It wasn’t my idea to start the award, I never intended to
organize it, didn’t have time to do a good job of
fundraising, but it all sort of came together, thanks to a
handful of classmates and Marilyn Siadman, the BRACE advisor
at Stranahan.
As of the week before,
we had $100 in scholarship money, simply from the postings
on the website message board. The Sunshine Club at Stranahan
gave us $200 more. Three students were selected by a
committee at Stranahan, each to get the award and $100. The
weekend before Awards Night, I got three more $100 donations
from class of ’67 alums. Sam would have been proud, and he
would have liked these kids.
Marilyn Siadman, the
student advisor in charge of scholarships, gave each
applicant a copy of John Bogert’s Daily Breeze column, the
one that appears on Sam’s In Memoriam page on our
SHS67 website. They were asked to write an essay about why
they should get the Sam Hammond scholarship.
Robert Moise, a
handsome young man who reminded me of Sam, wrote that
reading John’s column made him realize how lucky African
American student athletes are today. When the track team
travels, they have access to restaurants, they never had to
eat on the bus because of their race. He expressed
disappointment that it took thirty years to acknowledge the
Orangeburg Massacre. Robert wants to get an engineering
degree and a future goal might possibly be to develop a
vehicle powered by an alternative fuel source.
Another recipient,
Kristine Carter, was a volleyball player, and hopes to
become a sports medicine physical therapist. She hopes the
money will help her reach her goal.
When Patrick Campbell
read the story, he cried at the same line that gets me every
time, thinking of how Sam bled to death on the informary
floor crying for his mother. He said, “I get mad because not
one time in any history book in all 12 years in school did I
hear about this massacre.” Patrick’s last paragraph was
particularly moving:
“In many ways I feel
attached to Sam, like he was my brother. In the author’s
words, ‘I feel like I have lost a brother, nothing has
changed, not a thing.’ If I am awarded this scholarship, I
will make sure his legacy lives on through me.

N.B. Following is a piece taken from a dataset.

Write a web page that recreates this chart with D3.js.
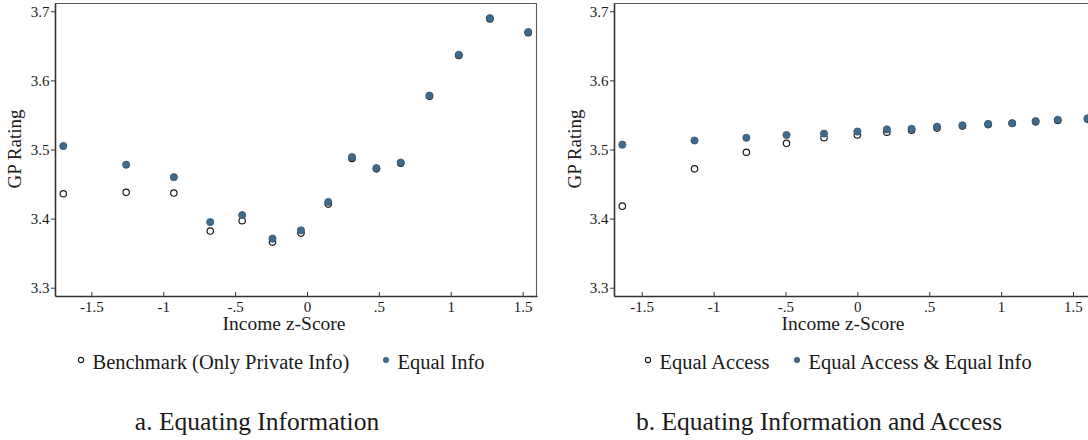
<!DOCTYPE html>
<html>
<head>
<meta charset="utf-8">
<script src="https://cdn.jsdelivr.net/npm/d3@7"></script>
<style>
  html, body { margin: 0; padding: 0; background: #fff; }
  svg { display: block; }
  text { font-family: "Liberation Serif", "Times New Roman", serif; fill: #1a1a1a; }
</style>
</head>
<body>
<svg id="chart" width="1088" height="440"></svg>
<script>
// Tick values and labels shared by both panels
const xTickValues = [-1.5, -1, -0.5, 0, 0.5, 1, 1.5];
const xTickLabels = ["-1.5", "-1", "-.5", "0", ".5", "1", "1.5"];
const yTickValues = [3.3, 3.4, 3.5, 3.6, 3.7];
const yTickLabels = ["3.3", "3.4", "3.5", "3.6", "3.7"];

// Panel a: equating information
const incomeA    = [-1.695, -1.258, -0.926, -0.673, -0.451, -0.240, -0.042, 0.148, 0.313, 0.483, 0.652, 0.852, 1.056, 1.272, 1.539];
const benchmarkA = [3.436, 3.438, 3.437, 3.382, 3.397, 3.366, 3.379, 3.421, 3.487, 3.472, 3.480, 3.577, 3.636, 3.689, 3.669];
const equalInfoA = [3.505, 3.478, 3.460, 3.395, 3.405, 3.371, 3.383, 3.424, 3.489, 3.473, 3.481, 3.578, 3.637, 3.690, 3.670];

// Panel b: equating information and access
const incomeB          = [-1.635, -1.133, -0.772, -0.493, -0.232, 0.000, 0.205, 0.377, 0.554, 0.731, 0.910, 1.077, 1.240, 1.394, 1.601];
const equalAccessB     = [3.418, 3.472, 3.496, 3.509, 3.517, 3.521, 3.525, 3.528, 3.531, 3.534, 3.536, 3.538, 3.540, 3.542, 3.544];
const equalAccessInfoB = [3.507, 3.513, 3.517, 3.521, 3.523, 3.526, 3.529, 3.530, 3.533, 3.535, 3.537, 3.538, 3.541, 3.543, 3.545];

const BLUE = "#41698a";
const BLUE_EDGE = "#2f5878";

const svg = d3.select("#chart");

const panels = [
  {
    left: 55, width: 482, xDomain: [-1.753, 1.600],
    x: incomeA, open: benchmarkA, filled: equalInfoA,
    legendOpen: "Benchmark (Only Private Info)", legendFilled: "Equal Info",
    legendOpenX: 81, legendFilledX: 386,
    xTitleX: 284, yTitleX: 21,
    caption: "a. Equating Information", captionX: 257
  },
  {
    left: 614, width: 482, xDomain: [-1.693, 1.660],
    x: incomeB, open: equalAccessB, filled: equalAccessInfoB,
    legendOpen: "Equal Access", legendFilled: "Equal Access & Equal Info",
    legendOpenX: 648, legendFilledX: 797,
    xTitleX: 843, yTitleX: 581,
    caption: "b. Equating Information and Access", captionX: 819
  }
];

const plotTop = 3, plotBottom = 296;
const y = d3.scaleLinear().domain([3.288, 3.712]).range([plotBottom, plotTop]);

panels.forEach(p => {
  const g = svg.append("g");
  const x = d3.scaleLinear().domain(p.xDomain).range([p.left, p.left + p.width]);

  // plot region outline (top and right)
  g.append("path")
    .attr("d", `M${p.left},${plotTop + 0.5}H${p.left + p.width - 0.5}V${plotBottom}`)
    .attr("fill", "none").attr("stroke", "#5a5a5a").attr("stroke-width", 1.1);

  // y axis
  const yAxis = d3.axisLeft(y)
    .tickValues(yTickValues)
    .tickFormat((d, i) => yTickLabels[i])
    .tickSizeInner(4).tickSizeOuter(0).tickPadding(1.5);
  const ya = g.append("g").attr("transform", `translate(${p.left},0)`).call(yAxis);
  ya.select(".domain").attr("stroke", "#333").attr("stroke-width", 1.6);
  ya.selectAll(".tick line").attr("stroke", "#333").attr("stroke-width", 1);
  ya.selectAll(".tick text").attr("font-size", 15).attr("font-family", "Liberation Serif").attr("fill", "#1a1a1a");

  // x axis, ticks pointing into the plot
  const xAxis = d3.axisBottom(x)
    .tickValues(xTickValues)
    .tickFormat((d, i) => xTickLabels[i])
    .tickSizeInner(-4).tickSizeOuter(0).tickPadding(5);
  const xa = g.append("g").attr("transform", `translate(0,${plotBottom})`).call(xAxis);
  xa.select(".domain").attr("stroke", "#333").attr("stroke-width", 1.6);
  xa.selectAll(".tick line").attr("stroke", "#333").attr("stroke-width", 1);
  xa.selectAll(".tick text").attr("font-size", 15).attr("font-family", "Liberation Serif").attr("fill", "#1a1a1a");

  // axis titles
  g.append("text")
    .attr("x", p.xTitleX).attr("y", 330)
    .attr("text-anchor", "middle").attr("font-size", 19.5)
    .text("Income z-Score");
  g.append("text")
    .attr("transform", `translate(${p.yTitleX},${149}) rotate(-90)`)
    .attr("text-anchor", "middle").attr("font-size", 19)
    .text("GP Rating");

  // markers: hollow series first, filled series on top
  const pts = p.x.map((xv, i) => ({ x: xv, open: p.open[i], filled: p.filled[i] }));
  g.selectAll("circle.open").data(pts).join("circle")
    .attr("class", "open")
    .attr("cx", d => x(d.x)).attr("cy", d => y(d.open)).attr("r", 3.2)
    .attr("fill", "#fff").attr("stroke", "#1a1a1a").attr("stroke-width", 1.2);
  g.selectAll("circle.filled").data(pts).join("circle")
    .attr("class", "filled")
    .attr("cx", d => x(d.x)).attr("cy", d => y(d.filled)).attr("r", 3.6)
    .attr("fill", BLUE).attr("stroke", BLUE_EDGE).attr("stroke-width", 0.8);

  // legend
  const ly = 360;
  g.append("circle").attr("cx", p.legendOpenX).attr("cy", ly).attr("r", 2.6)
    .attr("fill", "#fff").attr("stroke", "#1a1a1a").attr("stroke-width", 1.1);
  g.append("text").attr("x", p.legendOpenX + 11.5).attr("y", 369)
    .attr("font-size", 20.5).text(p.legendOpen);
  g.append("circle").attr("cx", p.legendFilledX).attr("cy", ly).attr("r", 2.8)
    .attr("fill", BLUE).attr("stroke", BLUE_EDGE).attr("stroke-width", 0.6);
  g.append("text").attr("x", p.legendFilledX + 11.5).attr("y", 369)
    .attr("font-size", 20.5).text(p.legendFilled);

  // panel caption
  g.append("text")
    .attr("x", p.captionX).attr("y", 430)
    .attr("text-anchor", "middle").attr("font-size", 25.5)
    .text(p.caption);
});
</script>
</body>
</html>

His hopes,
his dreams and remarkably short, yet remarkable life will
never be forgotten.”
I’m sorry you all
couldn’t be there. You would have been impressed by the
Stranahan seniors. What an exceptional group of kids, I was
moved to be a part of it. Thanks to John Binder for the
idea, John Bogert for his columns, King Lloyd, Cindy
Chamberlain, Deborah Thompson, Leila Kane Dickey and an
anonymous friend, we have remembered Sam at his Alma Mater.